**INFORMATION PROVIDED:**
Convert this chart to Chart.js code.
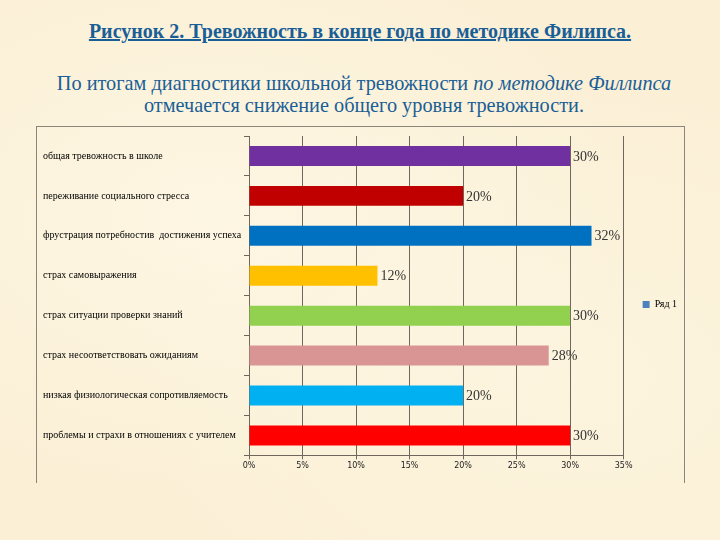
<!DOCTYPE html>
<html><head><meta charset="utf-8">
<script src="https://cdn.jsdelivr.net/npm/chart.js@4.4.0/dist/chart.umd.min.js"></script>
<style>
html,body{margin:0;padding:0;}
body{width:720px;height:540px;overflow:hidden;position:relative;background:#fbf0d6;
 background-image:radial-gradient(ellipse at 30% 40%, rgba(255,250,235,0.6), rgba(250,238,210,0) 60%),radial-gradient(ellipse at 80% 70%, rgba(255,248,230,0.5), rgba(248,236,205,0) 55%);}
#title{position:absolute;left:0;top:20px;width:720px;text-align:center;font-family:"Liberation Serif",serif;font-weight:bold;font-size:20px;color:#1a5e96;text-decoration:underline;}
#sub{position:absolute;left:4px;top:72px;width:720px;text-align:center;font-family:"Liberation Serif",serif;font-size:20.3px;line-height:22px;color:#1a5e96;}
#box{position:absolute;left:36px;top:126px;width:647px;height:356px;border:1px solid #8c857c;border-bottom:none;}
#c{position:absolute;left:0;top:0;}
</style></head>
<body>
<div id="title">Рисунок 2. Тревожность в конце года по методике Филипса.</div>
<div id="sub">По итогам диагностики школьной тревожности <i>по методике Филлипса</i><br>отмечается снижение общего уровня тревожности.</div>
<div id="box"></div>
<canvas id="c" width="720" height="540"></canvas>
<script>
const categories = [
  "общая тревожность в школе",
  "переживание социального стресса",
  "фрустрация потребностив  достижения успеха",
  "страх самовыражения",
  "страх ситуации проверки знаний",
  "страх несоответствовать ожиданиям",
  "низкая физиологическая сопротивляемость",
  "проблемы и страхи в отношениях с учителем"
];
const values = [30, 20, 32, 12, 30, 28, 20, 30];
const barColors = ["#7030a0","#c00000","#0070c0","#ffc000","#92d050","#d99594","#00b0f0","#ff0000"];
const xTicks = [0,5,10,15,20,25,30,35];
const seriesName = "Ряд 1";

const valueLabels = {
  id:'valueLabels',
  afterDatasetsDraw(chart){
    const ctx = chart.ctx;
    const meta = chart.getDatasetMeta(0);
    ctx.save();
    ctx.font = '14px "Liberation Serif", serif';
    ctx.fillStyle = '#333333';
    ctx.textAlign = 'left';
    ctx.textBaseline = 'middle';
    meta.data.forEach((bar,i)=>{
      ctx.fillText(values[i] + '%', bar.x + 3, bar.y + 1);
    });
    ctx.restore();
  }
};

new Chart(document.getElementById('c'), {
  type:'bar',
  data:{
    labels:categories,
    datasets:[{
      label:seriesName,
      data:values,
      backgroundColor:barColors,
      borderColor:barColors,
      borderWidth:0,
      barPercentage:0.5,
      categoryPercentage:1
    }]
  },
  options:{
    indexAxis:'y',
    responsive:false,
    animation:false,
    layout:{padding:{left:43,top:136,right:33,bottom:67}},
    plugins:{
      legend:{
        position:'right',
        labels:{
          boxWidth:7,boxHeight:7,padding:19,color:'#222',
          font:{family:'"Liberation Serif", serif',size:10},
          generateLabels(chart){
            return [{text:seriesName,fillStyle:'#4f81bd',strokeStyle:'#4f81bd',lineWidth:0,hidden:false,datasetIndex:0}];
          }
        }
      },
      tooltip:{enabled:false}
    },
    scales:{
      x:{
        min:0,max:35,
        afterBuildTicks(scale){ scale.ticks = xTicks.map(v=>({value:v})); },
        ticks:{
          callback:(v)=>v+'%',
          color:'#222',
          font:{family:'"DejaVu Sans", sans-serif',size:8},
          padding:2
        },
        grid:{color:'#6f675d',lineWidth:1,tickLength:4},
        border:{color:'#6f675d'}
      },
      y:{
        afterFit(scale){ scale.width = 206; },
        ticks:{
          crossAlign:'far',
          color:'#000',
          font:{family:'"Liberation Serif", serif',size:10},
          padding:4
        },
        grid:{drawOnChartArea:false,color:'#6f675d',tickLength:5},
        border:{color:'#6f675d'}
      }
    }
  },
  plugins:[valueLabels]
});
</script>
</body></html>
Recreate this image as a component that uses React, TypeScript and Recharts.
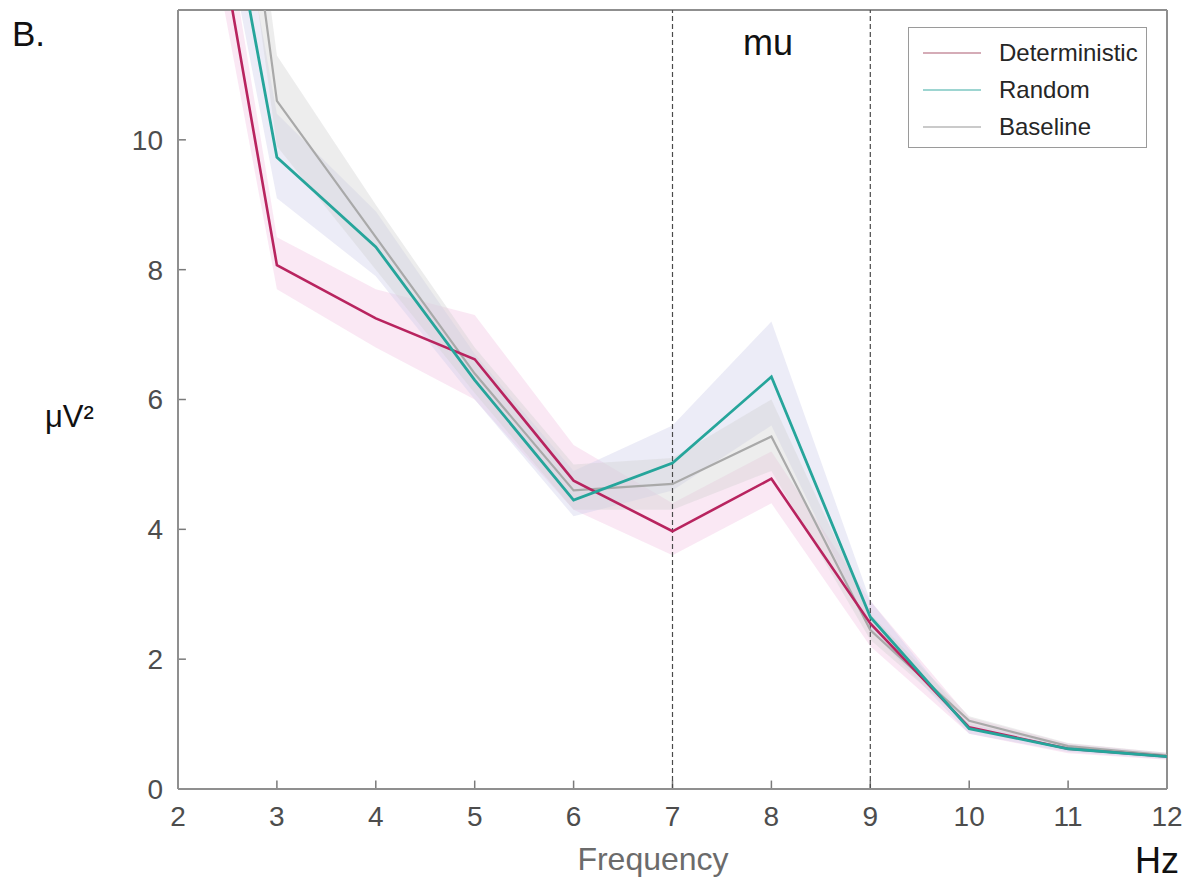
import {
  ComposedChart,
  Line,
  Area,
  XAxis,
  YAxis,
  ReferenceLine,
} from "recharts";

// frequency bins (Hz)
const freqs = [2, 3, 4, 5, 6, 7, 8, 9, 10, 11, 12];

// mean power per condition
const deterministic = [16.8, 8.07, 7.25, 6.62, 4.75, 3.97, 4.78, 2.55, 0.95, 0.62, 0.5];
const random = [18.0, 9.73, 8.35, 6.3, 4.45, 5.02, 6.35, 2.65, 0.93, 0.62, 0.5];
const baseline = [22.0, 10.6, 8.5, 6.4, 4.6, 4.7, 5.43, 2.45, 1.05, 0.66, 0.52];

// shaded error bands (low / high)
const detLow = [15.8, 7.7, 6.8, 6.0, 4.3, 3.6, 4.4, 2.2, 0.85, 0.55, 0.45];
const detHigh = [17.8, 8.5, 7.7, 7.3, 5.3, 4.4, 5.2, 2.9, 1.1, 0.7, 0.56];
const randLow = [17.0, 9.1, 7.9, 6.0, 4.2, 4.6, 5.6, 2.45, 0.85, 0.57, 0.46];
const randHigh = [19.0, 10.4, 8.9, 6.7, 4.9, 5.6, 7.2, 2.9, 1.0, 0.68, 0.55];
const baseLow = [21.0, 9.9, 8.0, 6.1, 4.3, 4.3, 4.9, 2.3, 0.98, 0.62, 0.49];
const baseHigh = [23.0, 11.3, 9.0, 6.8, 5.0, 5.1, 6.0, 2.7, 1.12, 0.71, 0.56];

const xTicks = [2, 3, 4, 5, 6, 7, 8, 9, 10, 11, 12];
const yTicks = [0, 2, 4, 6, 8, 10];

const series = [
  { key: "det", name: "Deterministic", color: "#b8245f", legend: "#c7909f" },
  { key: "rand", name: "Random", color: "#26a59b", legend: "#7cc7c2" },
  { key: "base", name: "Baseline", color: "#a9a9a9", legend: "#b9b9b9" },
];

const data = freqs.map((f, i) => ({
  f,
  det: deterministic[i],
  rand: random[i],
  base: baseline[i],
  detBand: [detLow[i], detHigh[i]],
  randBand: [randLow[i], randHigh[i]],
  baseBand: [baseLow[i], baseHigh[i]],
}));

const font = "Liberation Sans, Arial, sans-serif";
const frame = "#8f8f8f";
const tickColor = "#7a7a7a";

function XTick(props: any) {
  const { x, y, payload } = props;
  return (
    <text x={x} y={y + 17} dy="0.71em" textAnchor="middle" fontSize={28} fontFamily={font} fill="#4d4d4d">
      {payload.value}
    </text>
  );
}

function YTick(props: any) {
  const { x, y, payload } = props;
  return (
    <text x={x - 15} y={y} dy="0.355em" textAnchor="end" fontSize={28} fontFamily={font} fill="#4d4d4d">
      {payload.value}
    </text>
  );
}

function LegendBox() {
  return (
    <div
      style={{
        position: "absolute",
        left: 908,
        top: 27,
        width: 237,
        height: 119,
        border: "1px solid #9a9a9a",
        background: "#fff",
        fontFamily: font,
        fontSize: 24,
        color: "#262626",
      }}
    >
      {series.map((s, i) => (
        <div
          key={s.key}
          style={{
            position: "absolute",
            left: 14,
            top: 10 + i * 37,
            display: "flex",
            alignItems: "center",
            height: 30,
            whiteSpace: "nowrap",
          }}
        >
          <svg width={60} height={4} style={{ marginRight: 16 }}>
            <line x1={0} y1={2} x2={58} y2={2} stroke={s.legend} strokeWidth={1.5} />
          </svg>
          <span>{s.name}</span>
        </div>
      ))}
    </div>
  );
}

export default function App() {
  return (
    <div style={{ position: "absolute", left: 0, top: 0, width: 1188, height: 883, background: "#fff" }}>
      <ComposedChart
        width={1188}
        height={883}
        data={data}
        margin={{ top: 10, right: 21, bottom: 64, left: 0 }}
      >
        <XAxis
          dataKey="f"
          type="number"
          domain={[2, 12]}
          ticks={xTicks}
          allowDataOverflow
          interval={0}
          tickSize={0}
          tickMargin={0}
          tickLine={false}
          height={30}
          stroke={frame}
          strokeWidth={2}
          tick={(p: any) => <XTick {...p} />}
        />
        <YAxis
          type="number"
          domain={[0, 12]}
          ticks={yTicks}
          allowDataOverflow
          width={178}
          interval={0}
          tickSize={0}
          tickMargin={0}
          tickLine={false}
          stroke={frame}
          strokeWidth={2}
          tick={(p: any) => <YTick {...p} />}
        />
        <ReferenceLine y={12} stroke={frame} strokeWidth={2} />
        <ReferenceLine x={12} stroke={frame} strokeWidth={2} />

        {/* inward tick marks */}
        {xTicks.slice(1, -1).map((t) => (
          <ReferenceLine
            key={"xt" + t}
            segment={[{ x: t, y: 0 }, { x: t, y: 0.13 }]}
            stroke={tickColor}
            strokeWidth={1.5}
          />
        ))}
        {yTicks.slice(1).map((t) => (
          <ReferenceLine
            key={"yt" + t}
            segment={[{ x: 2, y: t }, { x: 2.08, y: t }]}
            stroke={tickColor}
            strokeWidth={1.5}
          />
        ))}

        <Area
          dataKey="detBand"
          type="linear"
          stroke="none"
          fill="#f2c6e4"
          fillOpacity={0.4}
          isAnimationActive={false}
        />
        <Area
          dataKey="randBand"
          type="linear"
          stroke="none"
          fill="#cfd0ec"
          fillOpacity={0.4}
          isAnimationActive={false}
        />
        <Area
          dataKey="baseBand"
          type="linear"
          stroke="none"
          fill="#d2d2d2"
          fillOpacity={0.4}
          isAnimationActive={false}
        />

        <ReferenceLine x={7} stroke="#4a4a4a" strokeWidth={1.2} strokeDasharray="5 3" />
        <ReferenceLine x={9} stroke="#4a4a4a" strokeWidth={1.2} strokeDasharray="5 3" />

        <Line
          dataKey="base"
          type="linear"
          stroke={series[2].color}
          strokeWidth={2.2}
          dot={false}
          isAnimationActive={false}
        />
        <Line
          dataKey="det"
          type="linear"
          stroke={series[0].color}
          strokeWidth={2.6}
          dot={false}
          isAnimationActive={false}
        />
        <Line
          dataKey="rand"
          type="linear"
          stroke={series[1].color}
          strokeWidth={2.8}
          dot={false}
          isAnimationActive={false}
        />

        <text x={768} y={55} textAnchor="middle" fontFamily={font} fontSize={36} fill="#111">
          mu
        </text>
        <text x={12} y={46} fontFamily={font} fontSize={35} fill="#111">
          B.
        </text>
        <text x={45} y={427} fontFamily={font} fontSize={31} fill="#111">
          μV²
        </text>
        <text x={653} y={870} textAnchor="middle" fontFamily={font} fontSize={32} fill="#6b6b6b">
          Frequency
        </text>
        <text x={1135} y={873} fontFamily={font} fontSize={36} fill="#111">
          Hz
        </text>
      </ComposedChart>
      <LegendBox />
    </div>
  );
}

**SET EXERCISE:** Go through the listing above and list every line that has the word "image".

**CORRECT OUTPUT:**
 background-image:radial-gradient(ellipse at 30% 40%, rgba(255,250,235,0.6), rgba(250,238,210,0) 60%),radial-gradient(ellipse at 80% 70%, rgba(255,248,230,0.5), rgba(248,236,205,0) 55%);}
Recreate this image as a component that uses React, TypeScript and Recharts.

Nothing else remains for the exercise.